**Stored data:**
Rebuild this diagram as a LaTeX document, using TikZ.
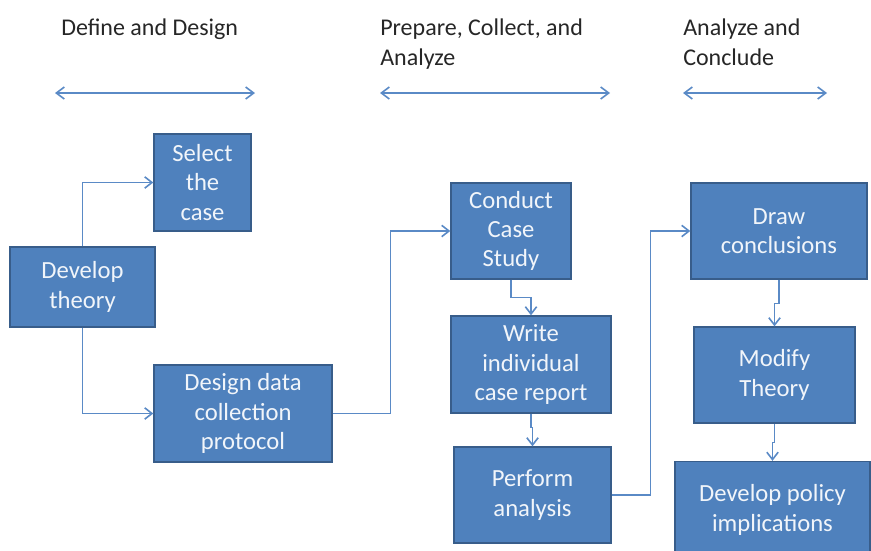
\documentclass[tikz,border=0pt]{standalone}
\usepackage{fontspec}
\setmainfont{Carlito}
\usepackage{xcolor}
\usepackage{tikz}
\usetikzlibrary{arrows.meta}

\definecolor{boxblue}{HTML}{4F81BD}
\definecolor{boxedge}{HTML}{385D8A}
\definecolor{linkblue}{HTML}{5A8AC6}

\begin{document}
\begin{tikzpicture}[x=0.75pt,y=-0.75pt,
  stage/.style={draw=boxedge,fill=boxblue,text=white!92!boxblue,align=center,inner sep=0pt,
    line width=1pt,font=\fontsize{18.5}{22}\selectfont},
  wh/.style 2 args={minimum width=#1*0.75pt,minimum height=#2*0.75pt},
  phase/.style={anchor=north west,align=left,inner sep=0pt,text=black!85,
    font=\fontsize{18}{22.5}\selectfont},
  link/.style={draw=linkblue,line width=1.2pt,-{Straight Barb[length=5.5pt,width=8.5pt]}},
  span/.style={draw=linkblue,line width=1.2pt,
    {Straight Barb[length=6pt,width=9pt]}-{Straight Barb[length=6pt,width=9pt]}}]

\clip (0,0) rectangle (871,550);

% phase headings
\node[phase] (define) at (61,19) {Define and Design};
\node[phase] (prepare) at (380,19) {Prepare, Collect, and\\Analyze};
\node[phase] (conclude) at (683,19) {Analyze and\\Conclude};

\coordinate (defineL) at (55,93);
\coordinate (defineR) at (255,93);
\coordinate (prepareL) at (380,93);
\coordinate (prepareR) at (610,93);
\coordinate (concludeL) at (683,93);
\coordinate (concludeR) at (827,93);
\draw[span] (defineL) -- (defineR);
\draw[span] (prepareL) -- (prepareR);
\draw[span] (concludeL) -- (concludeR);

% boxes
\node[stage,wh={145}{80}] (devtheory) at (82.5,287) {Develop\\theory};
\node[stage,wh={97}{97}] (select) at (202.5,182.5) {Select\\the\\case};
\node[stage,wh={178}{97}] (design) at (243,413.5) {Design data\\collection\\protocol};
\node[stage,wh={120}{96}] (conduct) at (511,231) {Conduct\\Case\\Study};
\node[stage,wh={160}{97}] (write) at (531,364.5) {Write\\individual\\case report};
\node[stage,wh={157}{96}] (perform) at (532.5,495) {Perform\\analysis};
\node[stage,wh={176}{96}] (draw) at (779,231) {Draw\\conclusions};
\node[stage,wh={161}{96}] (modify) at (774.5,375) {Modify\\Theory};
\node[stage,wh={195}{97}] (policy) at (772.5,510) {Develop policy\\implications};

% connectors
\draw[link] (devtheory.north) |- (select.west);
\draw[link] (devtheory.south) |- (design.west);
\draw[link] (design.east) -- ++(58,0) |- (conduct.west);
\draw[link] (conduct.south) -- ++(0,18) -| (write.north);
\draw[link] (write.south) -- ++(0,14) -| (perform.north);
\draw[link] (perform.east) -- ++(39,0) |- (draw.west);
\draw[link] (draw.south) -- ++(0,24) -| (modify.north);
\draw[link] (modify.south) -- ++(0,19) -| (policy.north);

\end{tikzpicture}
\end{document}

**Given exercise:** Look at the listing and set down only the lines from its start through the line with "(conclude) at (683,19)", word for word and without pictures.

**Complete answer:**
Rebuild this diagram as a LaTeX document, using TikZ.
\documentclass[tikz,border=0pt]{standalone}
\usepackage{fontspec}
\setmainfont{Carlito}
\usepackage{xcolor}
\usepackage{tikz}
\usetikzlibrary{arrows.meta}

\definecolor{boxblue}{HTML}{4F81BD}
\definecolor{boxedge}{HTML}{385D8A}
\definecolor{linkblue}{HTML}{5A8AC6}

\begin{document}
\begin{tikzpicture}[x=0.75pt,y=-0.75pt,
  stage/.style={draw=boxedge,fill=boxblue,text=white!92!boxblue,align=center,inner sep=0pt,
    line width=1pt,font=\fontsize{18.5}{22}\selectfont},
  wh/.style 2 args={minimum width=#1*0.75pt,minimum height=#2*0.75pt},
  phase/.style={anchor=north west,align=left,inner sep=0pt,text=black!85,
    font=\fontsize{18}{22.5}\selectfont},
  link/.style={draw=linkblue,line width=1.2pt,-{Straight Barb[length=5.5pt,width=8.5pt]}},
  span/.style={draw=linkblue,line width=1.2pt,
    {Straight Barb[length=6pt,width=9pt]}-{Straight Barb[length=6pt,width=9pt]}}]

\clip (0,0) rectangle (871,550);

% phase headings
\node[phase] (define) at (61,19) {Define and Design};
\node[phase] (prepare) at (380,19) {Prepare, Collect, and\\Analyze};
\node[phase] (conclude) at (683,19) {Analyze and\\Conclude};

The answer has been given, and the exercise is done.